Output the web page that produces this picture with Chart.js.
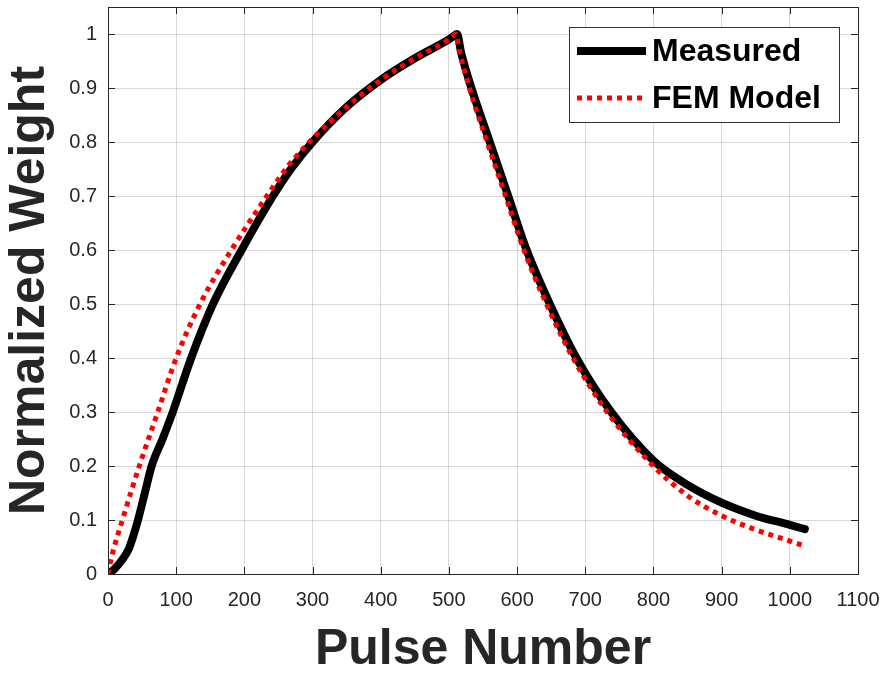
<!DOCTYPE html>
<html>
<head>
<meta charset="utf-8">
<script src="https://cdn.jsdelivr.net/npm/chart.js@4"></script>
<style>
  html, body { margin: 0; padding: 0; background: #fff; }
  #wrap { width: 889px; height: 675px; }
</style>
</head>
<body>
<div id="wrap"><canvas id="chart" width="889" height="675"></canvas></div>
<script>
// values
const measuredPulse = [0, 10, 20, 30, 37, 44, 54, 64, 80, 95, 122, 154, 196, 242, 270, 300, 350, 400, 450, 500, 507, 512,
  518, 533, 560, 587, 614, 648, 687, 738, 800, 850, 900, 950, 1000, 1022];
const measuredWeight = [0, 0.01, 0.025, 0.045, 0.07, 0.1, 0.15, 0.2, 0.25, 0.3, 0.4, 0.5, 0.6, 0.7, 0.753, 0.8, 0.865, 0.915, 0.955, 0.99, 0.996, 1.0,
  0.965, 0.9, 0.8, 0.7, 0.6, 0.5, 0.4, 0.3, 0.21, 0.165, 0.132, 0.108, 0.091, 0.083];

const femPulse = [0, 5, 22, 47, 73, 100, 135, 181, 233, 265, 300, 350, 400, 450, 500, 505, 510,
  516, 530, 556, 583, 610, 643, 682, 732, 800, 850, 900, 950, 1000, 1022];
const femWeight = [0, 0.03, 0.104, 0.204, 0.3, 0.4, 0.5, 0.6, 0.7, 0.757, 0.806, 0.865, 0.915, 0.955, 0.99, 0.995, 1.0,
  0.965, 0.9, 0.8, 0.7, 0.6, 0.5, 0.4, 0.3, 0.2, 0.145, 0.108, 0.082, 0.061, 0.052];

const xTickValues = [0, 100, 200, 300, 400, 500, 600, 700, 800, 900, 1000, 1100];
const yTickValues = [0, 0.1, 0.2, 0.3, 0.4, 0.5, 0.6, 0.7, 0.8, 0.9, 1];

const toPoints = (xs, ys) => xs.map((x, i) => ({ x: x, y: ys[i] }));

const axisColor = "#262626";
const tickFont = { family: "'Liberation Sans', Arial, sans-serif", size: 20 };

// no extra room for the end labels, the plot box is fixed
const noPadding = s => { s.paddingLeft = 0; s.paddingRight = 0; s.paddingTop = 0; s.paddingBottom = 0; };

// box round the plot, inward tick marks on all four sides, legend in the corner
const matlabBox = {
  id: "matlabBox",
  afterDatasetsDraw(chart) {
    const { ctx, chartArea: a, scales } = chart;
    ctx.save();
    ctx.strokeStyle = axisColor;
    ctx.lineWidth = 1;
    const len = 7;
    ctx.beginPath();
    xTickValues.forEach(v => {
      const px = Math.round(scales.x.getPixelForValue(v)) + 0.5;
      ctx.moveTo(px, a.bottom); ctx.lineTo(px, a.bottom - len);
      ctx.moveTo(px, a.top); ctx.lineTo(px, a.top + len);
    });
    yTickValues.forEach(v => {
      const py = Math.round(scales.y.getPixelForValue(v)) + 0.5;
      ctx.moveTo(a.left, py); ctx.lineTo(a.left + len, py);
      ctx.moveTo(a.right, py); ctx.lineTo(a.right - len, py);
    });
    ctx.stroke();
    ctx.strokeRect(Math.round(a.left) + 0.5, Math.round(a.top) + 0.5,
      Math.round(a.right - a.left), Math.round(a.bottom - a.top));

    // legend
    const bx = 569.5, by = 27.5, bw = 270, bh = 95;
    ctx.fillStyle = "#fff";
    ctx.fillRect(bx, by, bw, bh);
    ctx.strokeStyle = "#333";
    ctx.strokeRect(bx, by, bw, bh);
    const rows = [51, 98];
    chart.data.datasets.forEach((ds, i) => {
      const y = rows[i];
      ctx.save();
      ctx.strokeStyle = ds.borderColor;
      ctx.lineWidth = ds.borderWidth;
      ctx.setLineDash(ds.borderDash || []);
      ctx.lineCap = "butt";
      ctx.beginPath();
      ctx.moveTo(577, y); ctx.lineTo(646, y);
      ctx.stroke();
      ctx.restore();
      ctx.fillStyle = "#000";
      ctx.font = "bold 32px 'Liberation Sans', Arial, sans-serif";
      ctx.textBaseline = "middle";
      ctx.fillText(ds.label, 652, y + 1);
    });
    ctx.restore();
  }
};

new Chart(document.getElementById("chart"), {
  type: "line",
  data: {
    datasets: [
      {
        label: "Measured",
        data: toPoints(measuredPulse, measuredWeight),
        borderColor: "#000",
        borderWidth: 8,
        borderCapStyle: "round",
        borderJoinStyle: "round",
        pointRadius: 0,
        cubicInterpolationMode: "monotone",
        order: 2
      },
      {
        label: "FEM Model",
        data: toPoints(femPulse, femWeight),
        borderColor: "#ff0000",
        borderWidth: 5,
        borderDash: [5, 5],
        pointRadius: 0,
        cubicInterpolationMode: "monotone",
        order: 1
      }
    ]
  },
  options: {
    responsive: false,
    animation: false,
    layout: { padding: { top: 7, right: 31, left: 0, bottom: 0 } },
    plugins: { legend: { display: false }, tooltip: { enabled: false } },
    scales: {
      x: {
        type: "linear",
        min: 0,
        max: 1100,
        afterBuildTicks: s => { s.ticks = xTickValues.map(v => ({ value: v })); },
        afterFit: s => { s.height = 101; noPadding(s); },
        grid: { color: "rgba(0,0,0,0.15)", drawTicks: false },
        border: { display: false },
        ticks: { color: axisColor, font: tickFont, padding: 14, maxRotation: 0, callback: v => String(v) },
        title: {
          display: true,
          text: "Pulse Number",
          color: axisColor,
          font: { family: "'Liberation Sans', Arial, sans-serif", size: 50, weight: "bold", lineHeight: 1 },
          padding: 0
        }
      },
      y: {
        type: "linear",
        min: 0,
        max: 1.05,
        afterBuildTicks: s => { s.ticks = yTickValues.map(v => ({ value: v })); },
        afterFit: s => { s.width = 108; noPadding(s); },
        grid: { color: "rgba(0,0,0,0.15)", drawTicks: false },
        border: { display: false },
        ticks: { color: axisColor, font: tickFont, padding: 11, callback: v => String(Math.round(v * 10) / 10) },
        title: {
          display: true,
          text: "Normalized Weight",
          color: axisColor,
          font: { family: "'Liberation Sans', Arial, sans-serif", size: 50, weight: "bold", lineHeight: 1.2 },
          padding: 0
        }
      }
    }
  },
  plugins: [matlabBox]
});
</script>
</body>
</html>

--------------------------------

Set down the material exactly, every line of it, except for the pictures.

**Full solution**
Output the web page that produces this picture with Chart.js.
<!DOCTYPE html>
<html>
<head>
<meta charset="utf-8">
<script src="https://cdn.jsdelivr.net/npm/chart.js@4"></script>
<style>
  html, body { margin: 0; padding: 0; background: #fff; }
  #wrap { width: 889px; height: 675px; }
</style>
</head>
<body>
<div id="wrap"><canvas id="chart" width="889" height="675"></canvas></div>
<script>
// values
const measuredPulse = [0, 10, 20, 30, 37, 44, 54, 64, 80, 95, 122, 154, 196, 242, 270, 300, 350, 400, 450, 500, 507, 512,
  518, 533, 560, 587, 614, 648, 687, 738, 800, 850, 900, 950, 1000, 1022];
const measuredWeight = [0, 0.01, 0.025, 0.045, 0.07, 0.1, 0.15, 0.2, 0.25, 0.3, 0.4, 0.5, 0.6, 0.7, 0.753, 0.8, 0.865, 0.915, 0.955, 0.99, 0.996, 1.0,
  0.965, 0.9, 0.8, 0.7, 0.6, 0.5, 0.4, 0.3, 0.21, 0.165, 0.132, 0.108, 0.091, 0.083];

const femPulse = [0, 5, 22, 47, 73, 100, 135, 181, 233, 265, 300, 350, 400, 450, 500, 505, 510,
  516, 530, 556, 583, 610, 643, 682, 732, 800, 850, 900, 950, 1000, 1022];
const femWeight = [0, 0.03, 0.104, 0.204, 0.3, 0.4, 0.5, 0.6, 0.7, 0.757, 0.806, 0.865, 0.915, 0.955, 0.99, 0.995, 1.0,
  0.965, 0.9, 0.8, 0.7, 0.6, 0.5, 0.4, 0.3, 0.2, 0.145, 0.108, 0.082, 0.061, 0.052];

const xTickValues = [0, 100, 200, 300, 400, 500, 600, 700, 800, 900, 1000, 1100];
const yTickValues = [0, 0.1, 0.2, 0.3, 0.4, 0.5, 0.6, 0.7, 0.8, 0.9, 1];

const toPoints = (xs, ys) => xs.map((x, i) => ({ x: x, y: ys[i] }));

const axisColor = "#262626";
const tickFont = { family: "'Liberation Sans', Arial, sans-serif", size: 20 };

// no extra room for the end labels, the plot box is fixed
const noPadding = s => { s.paddingLeft = 0; s.paddingRight = 0; s.paddingTop = 0; s.paddingBottom = 0; };

// box round the plot, inward tick marks on all four sides, legend in the corner
const matlabBox = {
  id: "matlabBox",
  afterDatasetsDraw(chart) {
    const { ctx, chartArea: a, scales } = chart;
    ctx.save();
    ctx.strokeStyle = axisColor;
    ctx.lineWidth = 1;
    const len = 7;
    ctx.beginPath();
    xTickValues.forEach(v => {
      const px = Math.round(scales.x.getPixelForValue(v)) + 0.5;
      ctx.moveTo(px, a.bottom); ctx.lineTo(px, a.bottom - len);
      ctx.moveTo(px, a.top); ctx.lineTo(px, a.top + len);
    });
    yTickValues.forEach(v => {
      const py = Math.round(scales.y.getPixelForValue(v)) + 0.5;
      ctx.moveTo(a.left, py); ctx.lineTo(a.left + len, py);
      ctx.moveTo(a.right, py); ctx.lineTo(a.right - len, py);
    });
    ctx.stroke();
    ctx.strokeRect(Math.round(a.left) + 0.5, Math.round(a.top) + 0.5,
      Math.round(a.right - a.left), Math.round(a.bottom - a.top));

    // legend
    const bx = 569.5, by = 27.5, bw = 270, bh = 95;
    ctx.fillStyle = "#fff";
    ctx.fillRect(bx, by, bw, bh);
    ctx.strokeStyle = "#333";
    ctx.strokeRect(bx, by, bw, bh);
    const rows = [51, 98];
    chart.data.datasets.forEach((ds, i) => {
      const y = rows[i];
      ctx.save();
      ctx.strokeStyle = ds.borderColor;
      ctx.lineWidth = ds.borderWidth;
      ctx.setLineDash(ds.borderDash || []);
      ctx.lineCap = "butt";
      ctx.beginPath();
      ctx.moveTo(577, y); ctx.lineTo(646, y);
      ctx.stroke();
      ctx.restore();
      ctx.fillStyle = "#000";
      ctx.font = "bold 32px 'Liberation Sans', Arial, sans-serif";
      ctx.textBaseline = "middle";
      ctx.fillText(ds.label, 652, y + 1);
    });
    ctx.restore();
  }
};

new Chart(document.getElementById("chart"), {
  type: "line",
  data: {
    datasets: [
      {
        label: "Measured",
        data: toPoints(measuredPulse, measuredWeight),
        borderColor: "#000",
        borderWidth: 8,
        borderCapStyle: "round",
        borderJoinStyle: "round",
        pointRadius: 0,
        cubicInterpolationMode: "monotone",
        order: 2
      },
      {
        label: "FEM Model",
        data: toPoints(femPulse, femWeight),
        borderColor: "#ff0000",
        borderWidth: 5,
        borderDash: [5, 5],
        pointRadius: 0,
        cubicInterpolationMode: "monotone",
        order: 1
      }
    ]
  },
  options: {
    responsive: false,
    animation: false,
    layout: { padding: { top: 7, right: 31, left: 0, bottom: 0 } },
    plugins: { legend: { display: false }, tooltip: { enabled: false } },
    scales: {
      x: {
        type: "linear",
        min: 0,
        max: 1100,
        afterBuildTicks: s => { s.ticks = xTickValues.map(v => ({ value: v })); },
        afterFit: s => { s.height = 101; noPadding(s); },
        grid: { color: "rgba(0,0,0,0.15)", drawTicks: false },
        border: { display: false },
        ticks: { color: axisColor, font: tickFont, padding: 14, maxRotation: 0, callback: v => String(v) },
        title: {
          display: true,
          text: "Pulse Number",
          color: axisColor,
          font: { family: "'Liberation Sans', Arial, sans-serif", size: 50, weight: "bold", lineHeight: 1 },
          padding: 0
        }
      },
      y: {
        type: "linear",
        min: 0,
        max: 1.05,
        afterBuildTicks: s => { s.ticks = yTickValues.map(v => ({ value: v })); },
        afterFit: s => { s.width = 108; noPadding(s); },
        grid: { color: "rgba(0,0,0,0.15)", drawTicks: false },
        border: { display: false },
        ticks: { color: axisColor, font: tickFont, padding: 11, callback: v => String(Math.round(v * 10) / 10) },
        title: {
          display: true,
          text: "Normalized Weight",
          color: axisColor,
          font: { family: "'Liberation Sans', Arial, sans-serif", size: 50, weight: "bold", lineHeight: 1.2 },
          padding: 0
        }
      }
    }
  },
  plugins: [matlabBox]
});
</script>
</body>
</html>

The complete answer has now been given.